» The exercise
Can you set down, exactly as they appear below, the lines from the opening of the material through the one bearing "0.9925, 0.9955, 0.998]", minus the pictures?

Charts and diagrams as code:
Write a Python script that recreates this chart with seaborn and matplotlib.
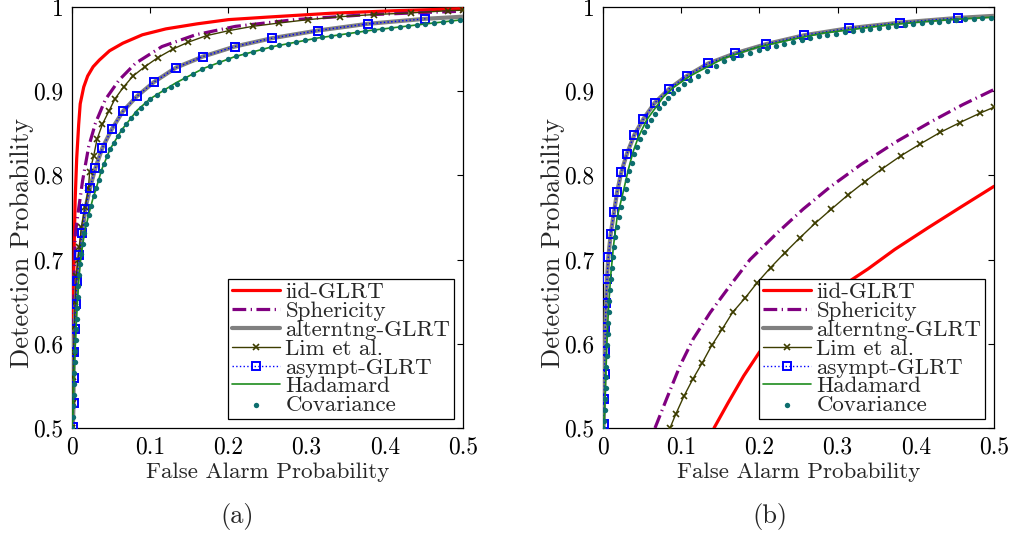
import numpy as np
import pandas as pd
import matplotlib
matplotlib.use("Agg")
import matplotlib.pyplot as plt
import seaborn as sns

# ---------------- data ----------------
xtick_vals = [0, 0.1, 0.2, 0.3, 0.4, 0.5]
xtick_labels = ["0", "0.1", "0.2", "0.3", "0.4", "0.5"]
ytick_vals = [0.5, 0.6, 0.7, 0.8, 0.9, 1.0]
ytick_labels = ["0.5", "0.6", "0.7", "0.8", "0.9", "1"]
series_names = ["iid-GLRT", "Sphericity", "alterntng-GLRT", "Lim et al.",
                "asympt-GLRT", "Hadamard", "Covariance"]

# ---- panel (a) ----
iid_a_x = [0, 0.0005, 0.0013, 0.0025, 0.004, 0.006, 0.0085, 0.0105, 0.015, 0.02, 0.027,
           0.035, 0.048, 0.065, 0.09, 0.12, 0.16, 0.2, 0.25, 0.33, 0.41, 0.5]
iid_a_y = [0.5, 0.56, 0.62, 0.70, 0.77, 0.82, 0.86, 0.885, 0.905, 0.918, 0.929,
           0.937, 0.948, 0.957, 0.967, 0.974, 0.980, 0.985, 0.988, 0.9925, 0.9955, 0.998]

sph_a_x = [0, 0.001, 0.002, 0.003, 0.0043, 0.0077, 0.0136, 0.0213, 0.030, 0.0426, 0.060,
           0.081, 0.115, 0.158, 0.209, 0.285, 0.371, 0.456, 0.5]
sph_a_y = [0.5, 0.58, 0.64, 0.69, 0.731, 0.755, 0.794, 0.834, 0.862, 0.890, 0.913,
           0.933, 0.953, 0.967, 0.977, 0.985, 0.9905, 0.9937, 0.995]

asy_a_x = [0.001, 0.002, 0.002, 0.002, 0.0034, 0.0047, 0.0064, 0.0094, 0.0132, 0.017, 0.023,
           0.030, 0.039, 0.051, 0.065, 0.083, 0.105, 0.133, 0.167, 0.208, 0.256, 0.314,
           0.378, 0.452]
asy_a_y = [0.5006, 0.530, 0.559, 0.590, 0.618, 0.647, 0.675, 0.705, 0.732, 0.760, 0.785,
           0.809, 0.833, 0.855, 0.876, 0.894, 0.911, 0.928, 0.941, 0.953, 0.963, 0.972,
           0.980, 0.986]

alt_a_x = [0] + asy_a_x + [0.5]
alt_a_y = [0.5] + asy_a_y + [0.9885]

lim_a_x = [0, 0.0005, 0.001, 0.0015, 0.002, 0.003, 0.004, 0.0055, 0.0075, 0.0094, 0.012,
           0.017, 0.021, 0.0226, 0.0277, 0.032, 0.039, 0.047, 0.055, 0.066, 0.078, 0.093,
           0.110, 0.129, 0.148, 0.172, 0.201, 0.231, 0.265, 0.302, 0.343, 0.386, 0.433,
           0.481, 0.5]
lim_a_y = [0.5, 0.5, 0.53, 0.56, 0.59, 0.62, 0.65, 0.68, 0.70, 0.715, 0.739,
           0.763, 0.785, 0.804, 0.823, 0.843, 0.861, 0.876, 0.891, 0.905, 0.918, 0.929,
           0.940, 0.950, 0.958, 0.966, 0.972, 0.977, 0.981, 0.985, 0.9885, 0.991, 0.993,
           0.9956, 0.9962]

had_a_x = [0, 0.001, 0.002, 0.003, 0.004, 0.006, 0.0085, 0.0105, 0.0128, 0.016, 0.021,
           0.026, 0.031, 0.038, 0.0486, 0.0635, 0.083, 0.1, 0.133, 0.168, 0.208, 0.257,
           0.313, 0.38, 0.453, 0.5]
had_a_y = [0.5, 0.51, 0.54, 0.57, 0.594, 0.635, 0.673, 0.695, 0.712, 0.732, 0.752,
           0.77, 0.785, 0.807, 0.831, 0.854, 0.877, 0.891, 0.910, 0.927, 0.941, 0.953,
           0.963, 0.972, 0.980, 0.985]

cov_a_x = [0.0003, 0.0011, 0.0016, 0.0020, 0.0024, 0.0028, 0.0033, 0.0039, 0.0046, 0.0052,
           0.0058, 0.0066, 0.0074, 0.0083, 0.0093, 0.0105, 0.0121, 0.0140, 0.0158, 0.0183,
           0.0212, 0.0243, 0.0276, 0.031, 0.0345, 0.0372, 0.041, 0.045, 0.0486, 0.054,
           0.059, 0.0635, 0.069, 0.075, 0.0815, 0.088, 0.095, 0.1, 0.109, 0.118, 0.126,
           0.134, 0.144, 0.155, 0.166, 0.177, 0.188, 0.199, 0.210, 0.221, 0.232, 0.243,
           0.254, 0.265, 0.276, 0.287, 0.298, 0.309, 0.320, 0.331, 0.342, 0.353, 0.364,
           0.375, 0.386, 0.397, 0.408, 0.419, 0.430, 0.441, 0.452, 0.463, 0.474, 0.485,
           0.496]
cov_a_y = [0.500, 0.513, 0.526, 0.539, 0.552, 0.565, 0.578, 0.591, 0.604, 0.617,
           0.630, 0.643, 0.656, 0.669, 0.682, 0.695, 0.707, 0.719, 0.731, 0.742,
           0.753, 0.764, 0.775, 0.785, 0.795, 0.805, 0.814, 0.823, 0.831, 0.839,
           0.847, 0.854, 0.861, 0.868, 0.874, 0.880, 0.886, 0.891, 0.896, 0.901, 0.905,
           0.909, 0.9155, 0.921, 0.926, 0.9305, 0.9345, 0.938, 0.9415, 0.9445, 0.947, 0.950,
           0.9525, 0.9545, 0.9565, 0.9585, 0.9605, 0.9625, 0.964, 0.9655, 0.967, 0.9685, 0.970,
           0.9713, 0.9726, 0.9738, 0.975, 0.9762, 0.9774, 0.9786, 0.9798, 0.981, 0.9822, 0.9834,
           0.9846]

# ---- panel (b) ----
iid_b_x = [0.142, 0.16, 0.18, 0.20, 0.22, 0.26, 0.30, 0.339, 0.373, 0.416, 0.4586, 0.5]
iid_b_y = [0.5, 0.53, 0.562, 0.59, 0.612, 0.64, 0.665, 0.689, 0.712, 0.738, 0.763, 0.787]

sph_b_x = [0.0665, 0.0815, 0.0985, 0.1155, 0.137, 0.1624, 0.188, 0.222, 0.256, 0.29,
           0.33, 0.375, 0.42, 0.46, 0.5]
sph_b_y = [0.5, 0.535, 0.574, 0.606, 0.637, 0.669, 0.70, 0.731, 0.760, 0.786,
           0.813, 0.840, 0.864, 0.884, 0.902]

asy_b_x = [0.001, 0.0013, 0.002, 0.0026, 0.003, 0.0038, 0.0051, 0.0068, 0.0098, 0.014,
           0.018, 0.0234, 0.0307, 0.040, 0.0516, 0.066, 0.0844, 0.107, 0.1347, 0.169,
           0.209, 0.2575, 0.3146, 0.380, 0.4535]
asy_b_y = [0.5053, 0.535, 0.5637, 0.592, 0.620, 0.649, 0.677, 0.703, 0.730, 0.756,
           0.780, 0.804, 0.826, 0.848, 0.867, 0.886, 0.9026, 0.918, 0.933, 0.945,
           0.956, 0.9665, 0.9748, 0.9815, 0.987]

alt_b_x = [0] + asy_b_x + [0.5]
alt_b_y = [0.5] + asy_b_y + [0.9895]

lim_b_x = [0.0857, 0.0934, 0.1036, 0.1151, 0.127, 0.139, 0.1526, 0.1658, 0.1816, 0.1974,
           0.2144, 0.2327, 0.2519, 0.2711, 0.2916, 0.3129, 0.335, 0.3572, 0.3811, 0.4054,
           0.431, 0.4565, 0.482, 0.5]
lim_b_y = [0.5, 0.5172, 0.538, 0.5585, 0.5775, 0.598, 0.6177, 0.6374, 0.6543, 0.6728,
           0.6906, 0.7083, 0.726, 0.743, 0.7596, 0.7765, 0.7927, 0.808, 0.8234, 0.8372,
           0.851, 0.8628, 0.8739, 0.881]

had_b_x = [0, 0.001, 0.002, 0.0035, 0.005, 0.007, 0.0098, 0.0135, 0.018, 0.026, 0.0324,
           0.0388, 0.045, 0.0559, 0.0771, 0.091, 0.1113, 0.154, 0.1965, 0.239, 0.2817,
           0.3244, 0.367, 0.4096, 0.4523, 0.5]
had_b_y = [0.5, 0.507, 0.52, 0.56, 0.60, 0.642, 0.68, 0.717, 0.75, 0.781, 0.807,
           0.829, 0.845, 0.866, 0.893, 0.905, 0.918, 0.939, 0.952, 0.961, 0.969,
           0.974, 0.979, 0.9825, 0.9855, 0.988]

cov_b_x = [0.0003, 0.0012, 0.0022, 0.0027, 0.0032, 0.0037, 0.0042, 0.0047, 0.0053, 0.0059,
           0.0065, 0.0072, 0.0081, 0.0091, 0.0102, 0.0115, 0.0128, 0.0142, 0.0158, 0.0176,
           0.0199, 0.0225, 0.026, 0.0288, 0.0312, 0.0338, 0.0366, 0.0396, 0.0432, 0.0476,
           0.0518, 0.0559, 0.061, 0.0665, 0.072, 0.0776, 0.0835, 0.0895, 0.0965, 0.1035,
           0.1113, 0.122, 0.133, 0.144, 0.155, 0.166, 0.177, 0.188, 0.199, 0.210, 0.221,
           0.232, 0.243, 0.254, 0.265, 0.276, 0.287, 0.298, 0.309, 0.320, 0.331, 0.342,
           0.353, 0.364, 0.375, 0.386, 0.397, 0.408, 0.419, 0.430, 0.441, 0.452, 0.463,
           0.474, 0.485, 0.496]
cov_b_y = [0.500, 0.508, 0.521, 0.534, 0.547, 0.560, 0.573, 0.586, 0.599, 0.612,
           0.625, 0.638, 0.651, 0.664, 0.677, 0.690, 0.703, 0.715, 0.727, 0.739,
           0.751, 0.762, 0.773, 0.784, 0.795, 0.805, 0.815, 0.825, 0.834, 0.843,
           0.851, 0.859, 0.866, 0.873, 0.880, 0.886, 0.892, 0.898, 0.903, 0.908,
           0.913, 0.9185, 0.924, 0.930, 0.9353, 0.939, 0.9425, 0.9455, 0.9485, 0.951, 0.9535,
           0.9563, 0.9588, 0.961, 0.963, 0.965, 0.9668, 0.9685, 0.970, 0.9715, 0.973, 0.974,
           0.9753, 0.9766, 0.9778, 0.979, 0.980, 0.981, 0.9818, 0.9826, 0.9835, 0.9845, 0.9853,
           0.986, 0.9867, 0.9872]

panels = {
    "a": dict(iid=(iid_a_x, iid_a_y), sph=(sph_a_x, sph_a_y), alt=(alt_a_x, alt_a_y),
              lim=(lim_a_x, lim_a_y), asy=(asy_a_x, asy_a_y), had=(had_a_x, had_a_y),
              cov=(cov_a_x, cov_a_y)),
    "b": dict(iid=(iid_b_x, iid_b_y), sph=(sph_b_x, sph_b_y), alt=(alt_b_x, alt_b_y),
              lim=(lim_b_x, lim_b_y), asy=(asy_b_x, asy_b_y), had=(had_b_x, had_b_y),
              cov=(cov_b_x, cov_b_y)),
}

# ---------------- styling ----------------
sns.set_style("white")
plt.rcParams["font.family"] = ["cmr10", "DejaVu Serif"]
plt.rcParams["mathtext.fontset"] = "cm"
plt.rcParams["axes.formatter.use_mathtext"] = True
plt.rcParams["axes.unicode_minus"] = False

W, H = 1011, 535
fig = plt.figure(figsize=(W / 100, H / 100), dpi=100)
fig.patch.set_facecolor("white")
axA = fig.add_axes([72 / W, 107 / H, 391 / W, 421 / H])
axB = fig.add_axes([603 / W, 107 / H, 391 / W, 421 / H])


def add_line(ax, xy, label, **style):
    n0 = len(ax.lines)
    sns.lineplot(x=xy[0], y=xy[1], ax=ax, sort=False, estimator=None, label=label)
    line = ax.lines[n0]
    line.set(**style)
    return line


def draw(ax, d):
    add_line(ax, d["iid"], series_names[0], color="#ff0000", linewidth=2.3,
             linestyle="-", zorder=3)
    ln = add_line(ax, d["sph"], series_names[1], color="#800080", linewidth=2.3, zorder=3)
    ln.set_dashes([4.3, 1.4, 0.4, 1.4])
    add_line(ax, d["alt"], series_names[2], color="#808080", linewidth=3.0,
             linestyle="-", zorder=3)
    add_line(ax, d["lim"], series_names[3], color="#3d3d00", linewidth=1.0,
             linestyle="-", marker="x", markersize=5, markeredgewidth=1.2,
             markeredgecolor="#3d3d00", zorder=4)
    add_line(ax, d["asy"], series_names[4], color="#0000ff", linewidth=1.0,
             linestyle=":", marker="s", markersize=5.5, markerfacecolor="none",
             markeredgecolor="#0000ff", markeredgewidth=1.4, zorder=5)
    add_line(ax, d["had"], series_names[5], color="#1e8c1e", linewidth=1.2,
             linestyle="-", zorder=5)
    sns.scatterplot(x=d["cov"][0], y=d["cov"][1], ax=ax, color="#0d6e6e",
                    s=15, linewidth=0, label=series_names[6], zorder=6)

    ax.set_xlim(0, 0.5)
    ax.set_ylim(0.5, 1.0)
    ax.set_xticks(xtick_vals)
    ax.set_xticklabels(xtick_labels)
    ax.set_yticks(ytick_vals)
    ax.set_yticklabels(ytick_labels)
    ax.tick_params(direction="in", top=True, right=True, length=4, width=0.8,
                   labelsize=17, pad=6, colors="black")
    for sp in ax.spines.values():
        sp.set_visible(True)
        sp.set_color("black")
        sp.set_linewidth(0.9)
    ax.set_xlabel("False Alarm Probability", fontsize=16.6)
    ax.set_ylabel("Detection Probability", fontsize=19)
    ax.xaxis.set_label_coords(0.5, -0.083)
    ax.yaxis.set_label_coords(-0.098, 0.44)

    handles, labels = ax.get_legend_handles_labels()
    order = [labels.index(n) for n in series_names]
    leg = ax.legend([handles[i] for i in order], [labels[i] for i in order],
                    loc="lower right", fontsize=16.5, frameon=True, fancybox=False,
                    edgecolor="black", framealpha=1, borderpad=0.15, labelspacing=-0.05,
                    handlelength=2.1, handletextpad=0.25, borderaxespad=0.4,
                    scatterpoints=1, numpoints=1)
    leg.get_frame().set_linewidth(0.9)
    leg.set_zorder(10)


draw(axA, panels["a"])
draw(axB, panels["b"])

fig.text(237 / W, 1 - 516 / H, "(a)", ha="center", va="center", fontsize=19)
fig.text(770 / W, 1 - 516 / H, "(b)", ha="center", va="center", fontsize=19)

fig.savefig("out.png", dpi=100, facecolor="white")
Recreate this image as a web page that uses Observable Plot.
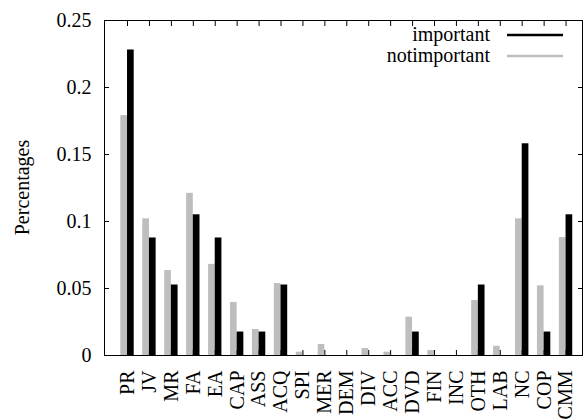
<!DOCTYPE html>
<html><head><meta charset="utf-8">
<script src="https://cdn.jsdelivr.net/npm/d3@7"></script>
<script src="https://cdn.jsdelivr.net/npm/@observablehq/plot@0.6"></script>
<style>
body{margin:0;background:#fff}
#chart svg, #chart svg text, #chart svg g{font-family:"Liberation Serif", "DejaVu Serif", serif !important;}
</style>
</head><body><div id="chart"></div>
<script>
const categories = ["PR","JV","MR","FA","EA","CAP","ASS","ACQ","SPI","MER","DEM","DIV","ACC","DVD","FIN","INC","OTH","LAB","NC","COP","CMM"];
const important = [0.228,0.0877,0.0526,0.105,0.0877,0.0175,0.0175,0.0526,0,0,0,0,0,0.0175,0,0,0.0526,0,0.158,0.0175,0.105];
const notimportant = [0.179,0.102,0.0634,0.121,0.068,0.0396,0.0194,0.0537,0.0025,0.0082,0,0.0052,0.0025,0.0286,0.0037,0,0.041,0.0069,0.102,0.052,0.088];
const yTicks = [0,0.05,0.1,0.15,0.2,0.25];
const yTickLabels = ["0","0.05","0.1","0.15","0.2","0.25"];
const seriesNames = ["important","notimportant"];
const seriesColors = ["#000000","#bebebe"];
const yLabel = "Percentages";

const FONT = "Liberation Serif";
const barW = 0.305;
const rows = categories.flatMap((c, i) => [
  {cat: c, i, series: "notimportant", value: notimportant[i], slot: -1},
  {cat: c, i, series: "important", value: important[i], slot: 0}
]);
const xIdx = categories.map((c, i) => i);

const legend = (index, scales, values, dimensions) => {
  const g = d3.create("svg:g").attr("font-family", FONT).attr("font-size", 20);
  const right = dimensions.width - dimensions.marginRight;
  seriesNames.forEach((name, k) => {
    const yl = dimensions.marginTop + 15 + k * 21;
    g.append("text").attr("x", right - 92).attr("y", yl + 6).attr("text-anchor", "end").attr("fill", "#000").text(name);
    g.append("line").attr("x1", right - 75).attr("x2", right - 19).attr("y1", yl).attr("y2", yl)
      .attr("stroke", seriesColors[k]).attr("stroke-width", 2.7);
  });
  return g.node();
};

const yTitle = (index, scales, values, dimensions) => {
  const cy = (dimensions.marginTop + dimensions.height - dimensions.marginBottom) / 2;
  const cx = dimensions.marginLeft - 81;
  const t = d3.create("svg:text")
    .attr("transform", `translate(${cx},${cy}) rotate(-90)`)
    .attr("text-anchor", "middle").attr("dy", "0.32em")
    .attr("font-family", FONT).attr("font-size", 20).attr("fill", "#000")
    .text(yLabel);
  return t.node();
};

const chart = Plot.plot({
  width: 583, height: 419,
  marginLeft: 104, marginRight: 1, marginTop: 20, marginBottom: 64,
  style: {fontFamily: FONT, fontSize: "20px", background: "#fff", color: "#000"},
  x: {domain: [-1.05, 20.75], axis: null},
  y: {domain: [0, 0.25], axis: null},
  color: {domain: seriesNames, range: seriesColors},
  marks: [
    Plot.rectY(rows, {x1: d => d.i + d.slot * barW, x2: d => d.i + (d.slot + 1) * barW, y: "value", fill: "series"}),
    Plot.axisY({anchor: "left", ticks: yTicks, tickFormat: d => yTickLabels[yTicks.indexOf(d)], tickSize: 0, tickPadding: 13, label: null, fontSize: 20}),
    Plot.axisY({anchor: "left", ticks: yTicks, tickSize: -5, text: null, label: null}),
    Plot.axisY({anchor: "right", ticks: yTicks, tickSize: -5, text: null, label: null}),
    Plot.axisX({anchor: "bottom", ticks: xIdx, tickFormat: i => categories[i], tickRotate: -90, textAnchor: "end", lineAnchor: "middle", tickSize: 0, tickPadding: 15, label: null, fontSize: 20}),
    Plot.axisX({anchor: "bottom", ticks: xIdx, tickSize: -5, text: null, label: null}),
    Plot.axisX({anchor: "top", ticks: xIdx, tickSize: -5, text: null, label: null}),
    yTitle,
    Plot.frame({stroke: "#000"}),
    legend
  ]
});
document.getElementById("chart").appendChild(chart);
</script>
</body></html>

» Solution to this task
Write a Python script that recreates this chart with seaborn and matplotlib.
import numpy as np
import pandas as pd
import matplotlib
matplotlib.use("Agg")
import matplotlib.pyplot as plt
import seaborn as sns

# ---------------- data ----------------
xtick_vals = [0, 0.1, 0.2, 0.3, 0.4, 0.5]
xtick_labels = ["0", "0.1", "0.2", "0.3", "0.4", "0.5"]
ytick_vals = [0.5, 0.6, 0.7, 0.8, 0.9, 1.0]
ytick_labels = ["0.5", "0.6", "0.7", "0.8", "0.9", "1"]
series_names = ["iid-GLRT", "Sphericity", "alterntng-GLRT", "Lim et al.",
                "asympt-GLRT", "Hadamard", "Covariance"]

# ---- panel (a) ----
iid_a_x = [0, 0.0005, 0.0013, 0.0025, 0.004, 0.006, 0.0085, 0.0105, 0.015, 0.02, 0.027,
           0.035, 0.048, 0.065, 0.09, 0.12, 0.16, 0.2, 0.25, 0.33, 0.41, 0.5]
iid_a_y = [0.5, 0.56, 0.62, 0.70, 0.77, 0.82, 0.86, 0.885, 0.905, 0.918, 0.929,
           0.937, 0.948, 0.957, 0.967, 0.974, 0.980, 0.985, 0.988, 0.9925, 0.9955, 0.998]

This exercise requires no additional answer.